< Retrouvez la manifestation parisienne en version audio >
                                            Podcast réalisé par notre reporter Isabelle Duriez

 

Postées plus de quatre heures devant le ministère de la Santé, plusieurs centaines de pharmaciens et de préparateurs venus de Paris et d’Île-de-France ont eu le temps de faire valoir leurs revendications pour la profession. Autour d’un food truck, les langues se sont déliées sur les raisons de la colère : la baisse du plafond des remises génériques, certes, mais aussi les baisses de prix qui devraient intervenir au 1er octobre sur plusieurs molécules. La présence massive de la profession à ce carrefour des avenues de Ségur et Duquesne n’était d’ailleurs pas fortuite. À 14 heures, les délégations syndicales ont été reçues, dans le bâtiment du ministère de la Santé, au Comité économique des produits de santé (CEPS), pour échanger sur ce nouveau péril.

Image 0
 

Preuve que la menace réelle est ressentie par l’ensemble de la profession, il n’était pas rare que les titulaires soient accompagnés de leurs équipes. Comme cette pharmacienne de Fleury-Mérogis (Essonne) entourée de sept de ses douze collaborateurs. « La baisse du plafond des remises génériques équivaut à un salaire d’adjoint.

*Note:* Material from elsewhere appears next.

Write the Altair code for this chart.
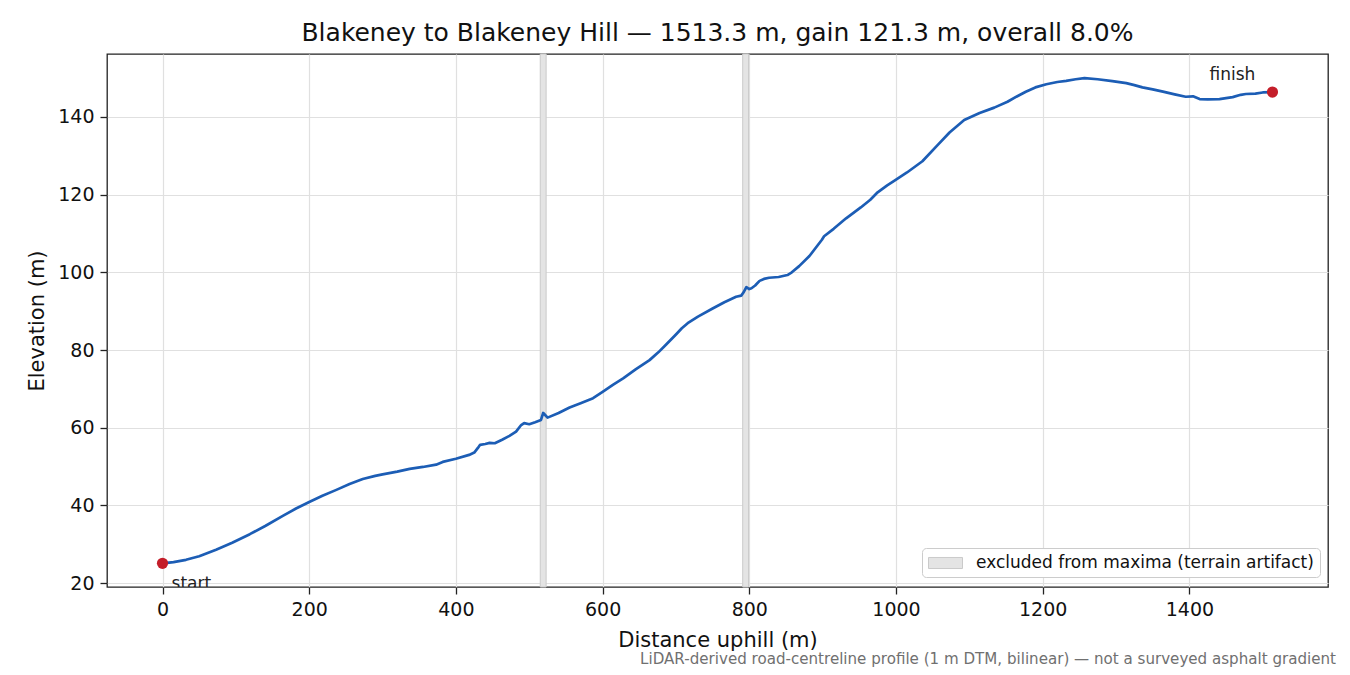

Nous voulons continuer à faire le métier qu’on aime, mais comment voulez-vous qu’on mène toutes les missions ? Il nous faut le salaire qui va avec ! », s’insurge-t-elle. Installée depuis onze ans, elle n’a pas fini de rembourser son emprunt, comme de nombreux autres confrères et consœurs. Mais elle s’inquiète surtout pour les jeunes de son entourage qui ont récemment repris une officine.

Image 0
 

Malgré le ciel bleu qui dominait Paris ce matin, l’ambiance était morose. À supposer que l’arrêté du 4 août sur les remises génériques soit suspendu, voire annulé, l’économie officinale restera à la merci des baisses de prix, de l’érosion d’une marge et d’une rémunération insuffisante des nouvelles missions. « On nous demande de faire encore plus de vaccinations, mais à 2,10 euros le vaccin, comment je m’y retrouve quand une formation coûte 500 euros ? », s’interroge Delphine Chadoutaud, titulaire à Orsay (Essonne) et présidente de l’URPS d’Île-de-France. « Il faut tout remettre à plat, nous sommes au bout d’un système, il ne faut plus miser l’essentiel sur la rémunération du médicament », renchérit Nicolas, son époux et co-titulaire. Le couple travaille 70 heures par semaine et ne peut solliciter davantage son personnel (4 équivalents temps plein) pour les nouvelles missions. « Il nous faudrait embaucher deux personnes supplémentaires, ce qui est économiquement impossible. »

Image 0
 

Les pharmaciens qui se félicitent du relais médiatique que connaît leur mouvement ont pu compter sur la compréhension de leurs patients. La population semble avoir saisi l’enjeu et le péril qui menace la pharmacie de proximité. Pour autant, la perte de confiance dans le modèle ne se limite pas à la baisse du plafond des remises génériques. « L’État a changé les règles du jeu, dénonce Christian-Éric Mauffré, président du groupement Boticinal, et comme à chaque fois qu’on touche à un élément, l’équilibre est en cause. Même si l’arrêté est annulé, il faudra continuer le combat, notamment pour qu’on puisse aller plus loin dans le répertoire des génériques et les biosimilaires. »

Image 0
 

C’est donc le modèle économique qui serait, in fine, entièrement à revoir. Noémie Chantrel-Richard, présidente de l’Association nationale des étudiants en pharmacie de France (ANEPF), en est convaincue. L’étudiante de cinquième année a tenu à rejoindre ses aînés devant le ministère de la Santé ce midi. Comme plusieurs de ses camarades de l’ANEPF, elle se sent concernée par la colère ambiante et elle partage ce malaise profond de la profession quant à son avenir économique. Mais pour elle, les pharmaciens se trompent de combat. Ce n’est pas tant la baisse des remises génériques qu’il faut remettre en cause, mais bien l’ensemble de la structure de la rémunération de l’officine. « Il faut abandonner la rémunération à la boîte. Comment peut-on d’un côté adhérer au bon usage, à la baisse de la consommation de médicaments, si de l’autre côté notre revenu reste basé essentiellement sur le médicament ? Notre gagne-pain doit être fondé sur les nouvelles missions, sur la prévention, sur notre rôle de professionnel de santé… » Combative, Noémie Chantrel-Richard ne regrette pourtant pas d’avoir choisi la filière officine car elle garde l’espoir d’un changement.